Published online by Cambridge University Press: 25 March 2023
Early Stage
One of the hidden dilemmas accompanying the development of propaganda media for all the JNF target populations over a long period was the quandary of written as against visual propaganda, ‘the written word versus the picture’. In the development and application of propaganda means such as books, games, and booklets of different sorts, the JNF Propaganda Department worked with conventional means, the chief innovation being in the areas of content, design, and distribution methods. The Department’s belief in the written word did not falter: the staff assumed that the Jewish target population would be moved by a written text because of their religion, which indeed was manifested through the written word. The JNF staff continued to develop and distribute written forms of propaganda. In these cases they were on solid and familiar ground, as distinct from the case with other forms, such as visual propaganda, which had developed rapidly since the beginning of the twentieth century. The improvements and technological innovations in printing pictures in newspapers and books, and the different forms of projecting images, were not lost on the JNF people. From the very creation of the organisation there had been awareness of the existence of visual media and the possibilities of exploiting it for the purposes of Zionist propaganda. In the period under study we do indeed detect attempts to develop a new approach to the Jewish and Zionist world of the time through the exploitation of visual propaganda in its various forms: pictures, stamps, transparencies, filmstrips, movies, and the like.

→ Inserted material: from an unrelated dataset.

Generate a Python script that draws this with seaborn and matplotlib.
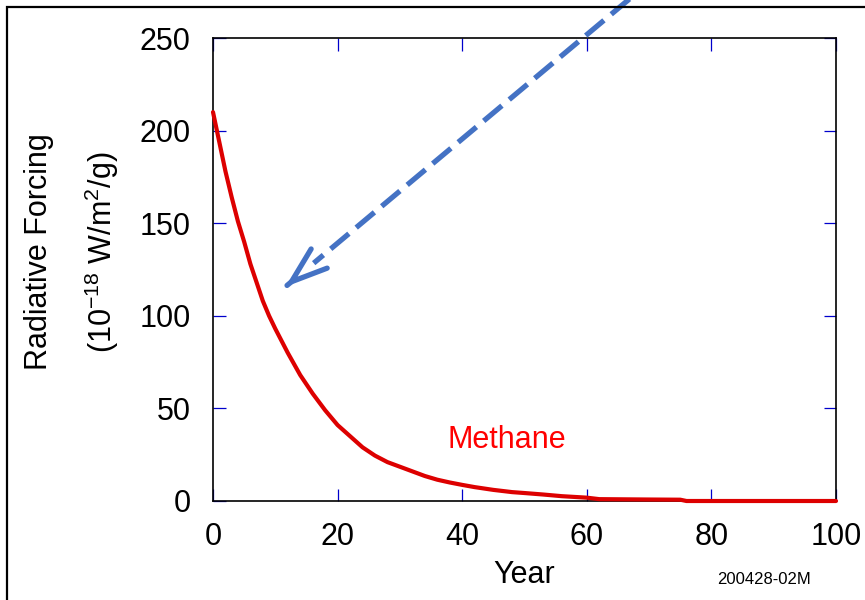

The visual propaganda of the JNF, like that of other Zionist organisations, was intended to serve defined ideas through pictures of narrow range of subjects: the landscape of Eretz Yisrael, which represented both the Zionist dream and its realisation, and the countenances of the illustrious leaders and personages who had worked for that realisation. The leaders of the Zionist movement were made aware of the use of such pictures as visual propaganda in a set of proposals published in November 1899 in the Zionist newspaper Die Welt, written by Avraham Neufeld, although several other investigators had suggested it too.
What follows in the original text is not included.